The Bridge Dartford, is a headline-grabbing development by Wimpey Homes and designer Wayne Hemingway. Like much of the Kent Thameside area, it is served by the award-winning Fastrack bus service.
The government plans significant investment in health and education services in the Gateway, which will also benefit from major transport infrastructure schemes such as the high-speed rail link, Crossrail and the extension of the DLR to Woolwich Arsenal.
But there remains significant uncertainty around other essential transport improvements.
The Barking Riverside development could provide 11,000 new homes by 2025. But this depends on new public transport. The PAC cited the scheme as an example of the government's failure to join up infrastructure investment. Transport for London has confirmed that although the first phase of the East London Transit – another bus service – is due to begin next autumn, the planned extension of the DLR through the development to Dagenham dock remains unfunded.
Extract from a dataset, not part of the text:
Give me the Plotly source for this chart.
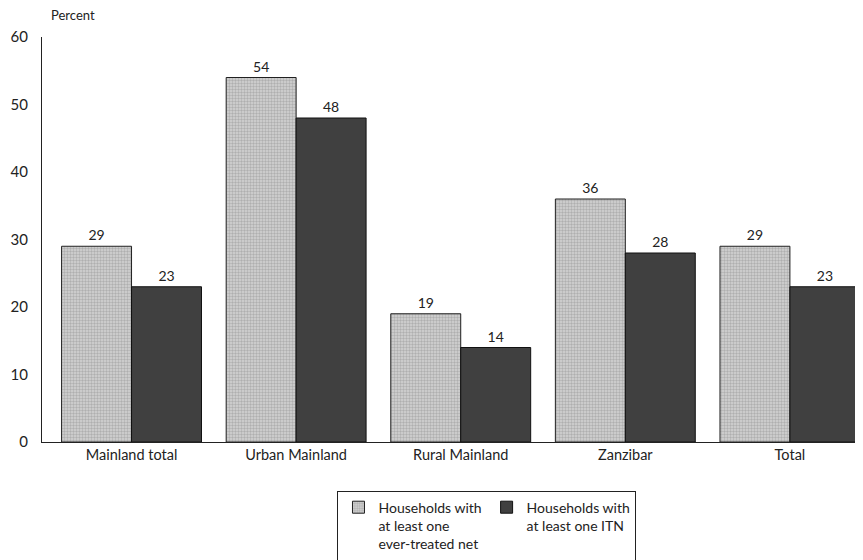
import plotly.graph_objects as go

categories = ["Mainland total", "Urban Mainland", "Rural Mainland", "Zanzibar", "Total"]
ever_treated = [29, 54, 19, 36, 29]
itn = [23, 48, 14, 28, 23]
y_ticks = [0, 10, 20, 30, 40, 50, 60]

xs = list(range(len(categories)))
font = "Lato"

fig = go.Figure()
fig.add_trace(go.Bar(
    x=xs, y=ever_treated,
    name="Households with<br>at least one<br>ever-treated net",
    marker=dict(color="#c8c8c8", line=dict(color="#202020", width=1),
                pattern=dict(shape=".", fgcolor="#8a8a8a", bgcolor="#d4d4d4", size=3, solidity=0.5)),
    text=ever_treated, textposition="outside", cliponaxis=False,
    textfont=dict(size=14, color="#222"),
))
fig.add_trace(go.Bar(
    x=xs, y=itn,
    name="Households with<br>at least one ITN",
    marker=dict(color="#404040", line=dict(color="#111", width=1)),
    text=itn, textposition="outside", cliponaxis=False,
    textfont=dict(size=14, color="#222"),
))

# page has an 8px body margin, so the figure is drawn 8px smaller and shifted
fig.update_layout(
    width=855, height=552,
    margin=dict(l=34, r=0, t=29, b=118, autoexpand=False),
    plot_bgcolor="white", paper_bgcolor="white",
    barmode="group", bargap=0.15, bargroupgap=0,
    font=dict(family=font, size=14, color="#222"),
    showlegend=True,
    legend=dict(orientation="h", x=0.542, xanchor="center", y=-0.12, yanchor="top",
                bordercolor="#222", borderwidth=1, font=dict(size=14), valign="top",
                itemwidth=30, tracegroupgap=0),
    annotations=[dict(text="Percent", x=0, y=1, xref="paper", yref="paper",
                      xanchor="left", yanchor="bottom", xshift=7, yshift=12, showarrow=False,
                      font=dict(size=13))],
)
fig.update_xaxes(range=[-0.544, 4.444], tickvals=xs, ticktext=categories,
                 showline=True, linecolor="#222", linewidth=1, ticks="",
                 showgrid=False, zeroline=False, tickfont=dict(size=14.5))
fig.update_yaxes(range=[0, 60], tickvals=y_ticks, showline=True, linecolor="#222",
                 linewidth=1, ticks="", showgrid=False, zeroline=False,
                 tickfont=dict(size=15), ticklabelstandoff=10)

fig.write_html("out.html")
The £1.5 bn London Gateway port development at the former Shell Haven site near Thurrock should be a major driver for the sub-regional economy and a big step towards the 225,000 new jobs the DCLG promises by 2016. Developers DP World also say the integration of port and logistics facilities on the same site will allow customers to shorten their supply chains and "reduce their environmental footprints".
DP World is funding local improvements to the road network and Mackinlay hopes that it will be a driver for further improvement in the wider area.
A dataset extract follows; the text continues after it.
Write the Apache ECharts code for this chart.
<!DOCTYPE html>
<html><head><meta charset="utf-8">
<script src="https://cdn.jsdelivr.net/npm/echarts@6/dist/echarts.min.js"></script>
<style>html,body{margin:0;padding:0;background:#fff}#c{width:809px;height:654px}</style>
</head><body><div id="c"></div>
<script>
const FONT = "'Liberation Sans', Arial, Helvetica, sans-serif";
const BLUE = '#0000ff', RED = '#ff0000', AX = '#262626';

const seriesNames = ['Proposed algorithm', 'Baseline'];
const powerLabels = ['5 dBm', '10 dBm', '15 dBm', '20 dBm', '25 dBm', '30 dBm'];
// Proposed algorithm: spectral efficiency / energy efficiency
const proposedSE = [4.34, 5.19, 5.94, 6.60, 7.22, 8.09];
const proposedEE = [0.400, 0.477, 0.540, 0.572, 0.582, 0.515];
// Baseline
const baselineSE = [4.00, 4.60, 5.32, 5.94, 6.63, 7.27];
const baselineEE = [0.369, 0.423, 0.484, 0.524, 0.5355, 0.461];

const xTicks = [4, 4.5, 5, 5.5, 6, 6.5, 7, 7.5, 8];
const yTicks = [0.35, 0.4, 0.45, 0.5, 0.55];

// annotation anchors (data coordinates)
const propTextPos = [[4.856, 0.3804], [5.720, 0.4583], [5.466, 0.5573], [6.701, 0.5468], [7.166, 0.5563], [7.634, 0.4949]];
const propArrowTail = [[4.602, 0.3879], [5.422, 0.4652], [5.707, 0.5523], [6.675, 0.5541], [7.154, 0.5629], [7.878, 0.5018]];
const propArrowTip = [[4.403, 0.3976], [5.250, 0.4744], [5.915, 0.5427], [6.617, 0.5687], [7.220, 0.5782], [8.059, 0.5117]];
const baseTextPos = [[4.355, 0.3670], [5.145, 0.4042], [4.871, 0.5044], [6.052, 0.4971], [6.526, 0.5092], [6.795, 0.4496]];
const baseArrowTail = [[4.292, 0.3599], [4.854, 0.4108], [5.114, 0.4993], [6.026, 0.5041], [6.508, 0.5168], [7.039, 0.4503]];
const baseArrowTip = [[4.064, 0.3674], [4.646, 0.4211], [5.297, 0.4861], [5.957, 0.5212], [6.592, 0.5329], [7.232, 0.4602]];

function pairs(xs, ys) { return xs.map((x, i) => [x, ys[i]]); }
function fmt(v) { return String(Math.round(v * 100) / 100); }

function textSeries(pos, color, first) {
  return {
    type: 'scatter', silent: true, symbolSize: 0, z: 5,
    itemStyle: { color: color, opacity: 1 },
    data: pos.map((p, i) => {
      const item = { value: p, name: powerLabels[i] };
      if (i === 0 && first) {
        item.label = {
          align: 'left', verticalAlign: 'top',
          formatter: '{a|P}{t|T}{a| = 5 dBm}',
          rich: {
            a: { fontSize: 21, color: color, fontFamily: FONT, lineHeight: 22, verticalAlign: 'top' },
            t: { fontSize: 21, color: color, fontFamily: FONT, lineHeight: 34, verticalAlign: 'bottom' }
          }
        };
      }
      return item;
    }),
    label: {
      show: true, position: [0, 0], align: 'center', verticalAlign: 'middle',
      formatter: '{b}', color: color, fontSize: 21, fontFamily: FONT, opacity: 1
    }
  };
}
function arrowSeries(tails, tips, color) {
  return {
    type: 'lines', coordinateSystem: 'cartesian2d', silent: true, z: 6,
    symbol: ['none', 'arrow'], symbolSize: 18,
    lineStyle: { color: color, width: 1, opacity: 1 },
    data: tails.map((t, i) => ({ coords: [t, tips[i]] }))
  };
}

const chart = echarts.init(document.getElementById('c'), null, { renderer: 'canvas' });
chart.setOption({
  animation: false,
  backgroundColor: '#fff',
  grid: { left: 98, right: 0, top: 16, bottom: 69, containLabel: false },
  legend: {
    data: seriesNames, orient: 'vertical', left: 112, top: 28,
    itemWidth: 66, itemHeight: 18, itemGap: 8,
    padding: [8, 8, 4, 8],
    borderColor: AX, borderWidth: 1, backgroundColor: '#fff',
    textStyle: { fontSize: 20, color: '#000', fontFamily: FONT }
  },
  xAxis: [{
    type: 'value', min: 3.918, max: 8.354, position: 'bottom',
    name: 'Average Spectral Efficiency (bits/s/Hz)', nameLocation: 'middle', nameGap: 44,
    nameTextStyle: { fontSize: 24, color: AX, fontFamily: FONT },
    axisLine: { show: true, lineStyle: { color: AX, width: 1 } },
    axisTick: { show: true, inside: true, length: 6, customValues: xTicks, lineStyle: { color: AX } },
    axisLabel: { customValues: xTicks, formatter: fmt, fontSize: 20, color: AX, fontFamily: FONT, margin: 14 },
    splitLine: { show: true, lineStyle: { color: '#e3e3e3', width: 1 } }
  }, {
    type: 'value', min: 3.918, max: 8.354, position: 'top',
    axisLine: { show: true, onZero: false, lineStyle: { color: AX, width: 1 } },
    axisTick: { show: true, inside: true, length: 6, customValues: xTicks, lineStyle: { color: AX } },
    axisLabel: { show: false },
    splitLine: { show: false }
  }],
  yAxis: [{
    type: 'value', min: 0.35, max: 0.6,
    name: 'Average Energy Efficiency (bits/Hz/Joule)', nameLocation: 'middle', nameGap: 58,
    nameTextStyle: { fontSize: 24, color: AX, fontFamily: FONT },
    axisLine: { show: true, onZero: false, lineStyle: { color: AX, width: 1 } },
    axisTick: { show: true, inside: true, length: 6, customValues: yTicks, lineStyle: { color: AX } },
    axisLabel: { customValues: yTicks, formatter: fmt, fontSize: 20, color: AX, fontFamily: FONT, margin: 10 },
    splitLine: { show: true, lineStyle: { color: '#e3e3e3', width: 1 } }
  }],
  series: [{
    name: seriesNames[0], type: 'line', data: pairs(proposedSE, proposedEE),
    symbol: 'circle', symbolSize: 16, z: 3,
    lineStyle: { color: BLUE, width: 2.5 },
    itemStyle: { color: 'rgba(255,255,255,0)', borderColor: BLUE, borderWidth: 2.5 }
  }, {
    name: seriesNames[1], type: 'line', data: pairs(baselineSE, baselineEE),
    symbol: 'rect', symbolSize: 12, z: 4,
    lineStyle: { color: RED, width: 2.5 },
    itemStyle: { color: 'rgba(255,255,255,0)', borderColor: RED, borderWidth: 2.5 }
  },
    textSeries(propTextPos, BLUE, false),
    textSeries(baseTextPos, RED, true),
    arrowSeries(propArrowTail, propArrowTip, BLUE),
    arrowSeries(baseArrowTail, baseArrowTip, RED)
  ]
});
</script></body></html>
But the government has yet to propose a solution to congestion at Junction 30 of the M25, which it describes as "the biggest remaining constraint to development" in the Gateway.
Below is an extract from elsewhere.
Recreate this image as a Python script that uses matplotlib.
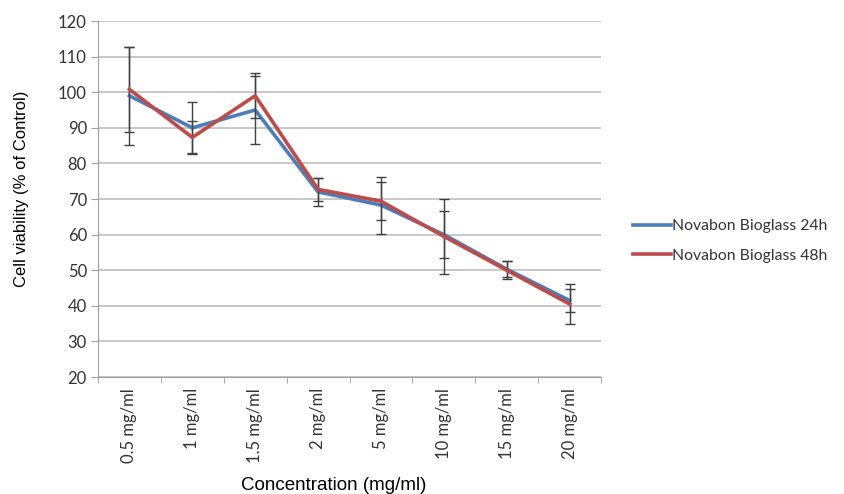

The government's promise of an "eco region" encompasses exemplary environmental standards, new environmental technologies and an aspiration that the Gateway becomes a "truly low-carbon region". In practice, this means reducing greenhouse gases as far as possible against a 2006 baseline. New and existing homes will have carbon emissions cut.
The eco-region plans include a "green grid" of linked public open space and the Thames Gateway Parklands, with architect Sir Terry Farrell as design champion, and £35m funding to create parklands, town squares and riverside pathways. In June, the DCLG showed its environmental credentials by recycling this funding announcement.
Friends of the Earth's Jenny Bates supports the eco-region idea and using brownfield sites but questions the government's concentration of development in the South East rather than across the country as a whole. She questions whether the scale of the project is sustainable: "From the start, the government has not set out the limits of development in terms of things like water, sewage, energy. There is no strategic environmental assessment. They've been playing catch-up." She cites the proposed desalination plant in East London as a very energy-intensive solution to increased demand for water.
With 54 per cent of the Gateway's growth areas in the flood plain, the risk of tidal flooding is an obvious concern. One expert has told Public Servant that "views on flood risk in the Thames Gateway are quite different depending on who you talk to".
The Environment Agency, which is developing a Thames Estuary 2100 flood risk management plan, talks about "making space for water", allowing flood water to be stored in open spaces away from developed areas. Others, including the Association of British Insurers and the London Assembly have said the condition of 5 per cent of the Gateway's defences is poor while much of the rest is not known.
Whether you see the Thames Gateway as a curate's egg or as a series of eggs in a poorly constructed basket, "good in parts" may be all that can be said about it just now.